その加津良遊廓は「調査書」とは裏腹に海軍の水兵たちで賑わった…かどうかは資料がほとんどないのでわかりません。
大正2(1913)年の営業戸数と女性の数は27戸・91人、大正12(1923)年は28戸・104人というデータが、『舞鶴市史』に残されています。
しかし、やはり舞鶴が鎮守府から要港部に格下げになった影響を受けたか、『全国遊廓案内』では営業戸数20戸、女性の数23人と、数字だけ見るとほぼ壊滅的な打撃です。
また、「龍宮より地の利が有利」と調査書に書かれているものの、
★大正12年
龍宮 :貸座敷数 34軒 娼妓数 205名
加津良:貸座敷数 28軒 娼妓数 104名
★『全国遊廓案内』(推定昭和2~4年)
龍宮 :貸座敷数 29軒 娼妓数 80名
加津良:貸座敷数 20軒 娼妓数 23名
と大きく水を空けられています。
『全国遊廓案内』によると、龍宮を意識しているのか料金は「時間遊び」が1円、「お泊り」が6~7円と龍宮と全く同じ、「同業他社」としてしのぎを削り客の取り合いをしていたことも、何となく数字からわかるような気がします。
また、龍宮遊廓は妓楼に遊女が住みこむ「居稼ぎ制」だったのですが、加津良は置屋があって揚屋に遊女・芸妓を送りこむ「送り込み制」とのことです。
で、時は戦争へと進み戦争が激しくなった昭和18(1943)年、加津良遊廓は海軍の命令で全戸明け渡されて遊廓の歴史として幕を閉じます。
その後、他遊廓は赤線として復活します。が、ここは復活しなかったことが、丸山新地の欄で述べた資料などからわかります。
現在の加津良遊郭跡
加津良遊郭は上述のとおり、舞鶴市内の北の外れ、海上自衛隊の施設や海上保安学校などがある地区の一角にありました。
加津良遊廓があった場所です。地図を見ると、何となく遊廓があった場所が区画整理され道幅が広いことがわかります。

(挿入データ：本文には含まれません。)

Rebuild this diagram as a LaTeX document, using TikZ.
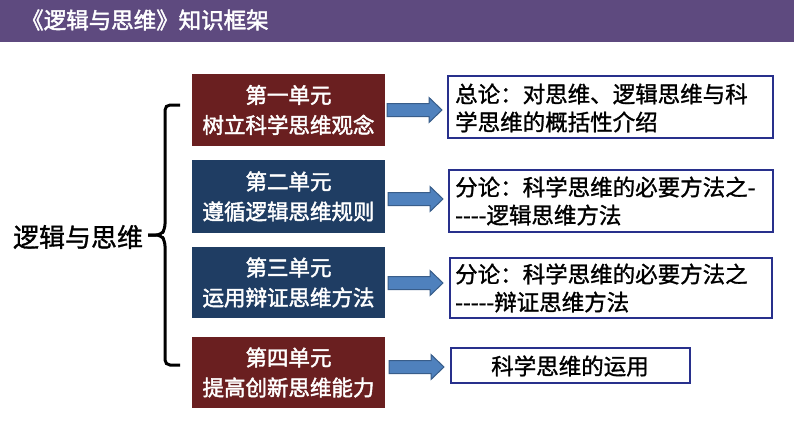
\documentclass[tikz,border=0pt]{standalone}
\usepackage{fontspec}
\setmainfont{Noto Sans CJK SC}
\newfontfamily\semib{Noto Sans CJK SC}[FakeBold=1.2]
\newfontfamily\semibw{Noto Sans CJK SC}[FakeBold=2]
\definecolor{hdr}{HTML}{5E4A7F}
\definecolor{unitred}{HTML}{6A1F20}
\definecolor{unitblue}{HTML}{1F3D63}
\definecolor{rborder}{HTML}{28308C}
\definecolor{arrfill}{HTML}{4F81BD}
\definecolor{arrline}{HTML}{385D8A}
\begin{document}
\begin{tikzpicture}[x=1pt,y=-1pt,
  unit/.style={draw=none,minimum width=193pt,inner sep=0pt,text=white,align=center,
    font=\semibw\fontsize{21.5}{30}\selectfont},
  redunit/.style={unit,fill=unitred},
  blueunit/.style={unit,fill=unitblue},
  rbox/.style={draw=rborder,line width=1.3pt,fill=white,inner sep=0pt},
  rtext/.style={anchor=west,align=left,inner sep=0pt,font=\semib\fontsize{22.5}{28}\selectfont},
  barrow/.style={fill=arrfill,draw=arrline,line width=1pt,line join=miter},
  bracestyle/.style={line width=3pt,draw=black}]
\useasboundingbox (0,0) rectangle (794,447);
\fill[white] (0,0) rectangle (794,447);
\fill[hdr] (0,0) rectangle (794,42);
\node[anchor=west,text=white,inner sep=0pt,font=\semibw\fontsize{22.5}{26}\selectfont] (title) at (21,20) {《逻辑与思维》知识框架};

\node[font=\semib\fontsize{26}{30}\selectfont,inner sep=0pt] (root) at (78,237) {逻辑与思维};

% left unit boxes
\node[redunit,minimum height=72pt] (L1) at (288.5,110) {第一单元\\树立科学思维观念};
\node[blueunit,minimum height=73pt] (L2) at (288.5,196.5) {第二单元\\遵循逻辑思维规则};
\node[blueunit,minimum height=71pt] (L3) at (288.5,282.5) {第三单元\\运用辩证思维方法};
\node[redunit,minimum height=71pt] (L4) at (288.5,372.5) {第四单元\\提高创新思维能力};

% right boxes
\node[rbox,minimum width=325pt,minimum height=62pt] (R1) at (610.5,107) {};
\node[rbox,minimum width=324pt,minimum height=62pt] (R2) at (611,201) {};
\node[rbox,minimum width=322pt,minimum height=60pt] (R3) at (611,288) {};
\node[rbox,minimum width=239pt,minimum height=35pt] (R4) at (570.5,365.5) {};
\node[rtext] (T1) at (455,108) {总论：对思维、逻辑思维与科\\学思维的概括性介绍};
\node[rtext] (T2) at (455,201) {分论：科学思维的必要方法之-\\-{}-{}-{}-逻辑思维方法};
\node[rtext] (T3) at (455,288) {分论：科学思维的必要方法之\\-{}-{}-{}-{}-辩证思维方法};
\node[inner sep=0pt,font=\semib\fontsize{22.5}{28}\selectfont] (T4) at (570,366) {科学思维的运用};

% brace
\coordinate (btop) at (180,105);
\coordinate (bbot) at (180,365);
\coordinate (btip) at (148,235);
\draw[bracestyle,rounded corners=5pt] (btop) -- (165,105) -- (165,229) -- (161,235) -- (btip);
\draw[bracestyle,rounded corners=5pt] (bbot) -- (165,365) -- (165,241) -- (161,235) -- (btip);

% block arrows
\coordinate (a1) at (387,110);
\coordinate (a2) at (388,199);
\coordinate (a3) at (388,283);
\coordinate (a4) at (389,367);
\foreach \a in {a1,a2,a3,a4}{
  \draw[barrow] (\a) ++(0,-6.5) -- ++(42,0) -- ++(0,-6) -- ++(13,12.5) -- ++(-13,12.5) -- ++(0,-6) -- ++(-42,0) -- cycle;
}
\end{tikzpicture}
\end{document}
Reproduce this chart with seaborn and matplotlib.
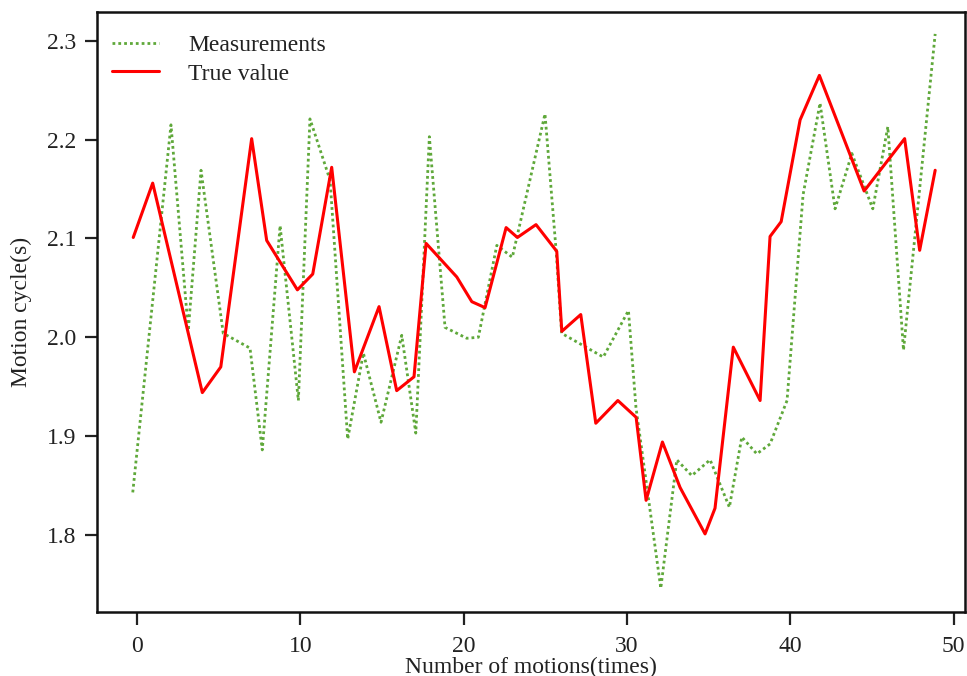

前回の竜宮遊郭もそうですが、Google mapを見とったら何となく「おかしいなここ…」とピンとくる所があります。そのカンは伊達ではない、今でも地形的に遊廓跡として妙な存在感を醸し出している所もあります、たとえ建物が一つも残っていなくとも。
そして、実際に現場へ行ってみると…
うん、やはり郊外の割には不相応な道幅な感じがします。
『舞鶴市史』には開業当初の加津良遊郭の写真が残っているのですが、たぶんこの道だと思われ。
で、周りを見ても建物はすっかりなくなっています。
これが唯一残ってる「古そうな」建物。この格子窓は何となく遊郭時代からの生き残りだとは思います。が、半分はリフォームされており、何とな~~く面影があるかな?って程度です。
これは遊里跡のメインロードらしき道を逆から写したもので、赤矢印の場所がが「上に残ってる建物」の位置です。
止まってる車と比較してもらうと察しがつくかと思いますが、この道がやたら不相応に広いことが改めてわかります。メジャーを持って幅を図ってみたい気分です。
ここが、遊郭の入り口だったかもしれないところです。
それ以外は、見渡す限り往時を偲ばせる建物はないようで、海沿いの住宅街になっていました。竜宮で味を占めたので、地元の人にちょっとヒアリングしようかとも思いましたが、こんな時に限って周りに誰もいない
加津良遊廓の資料がこれ以上ないので何とも言えませんが、ここは日本海の波に歴史ごと洗われて「遺跡」と化した…という感じか!?
「遊郭・赤線跡をゆく」舞鶴三部作、これにて完。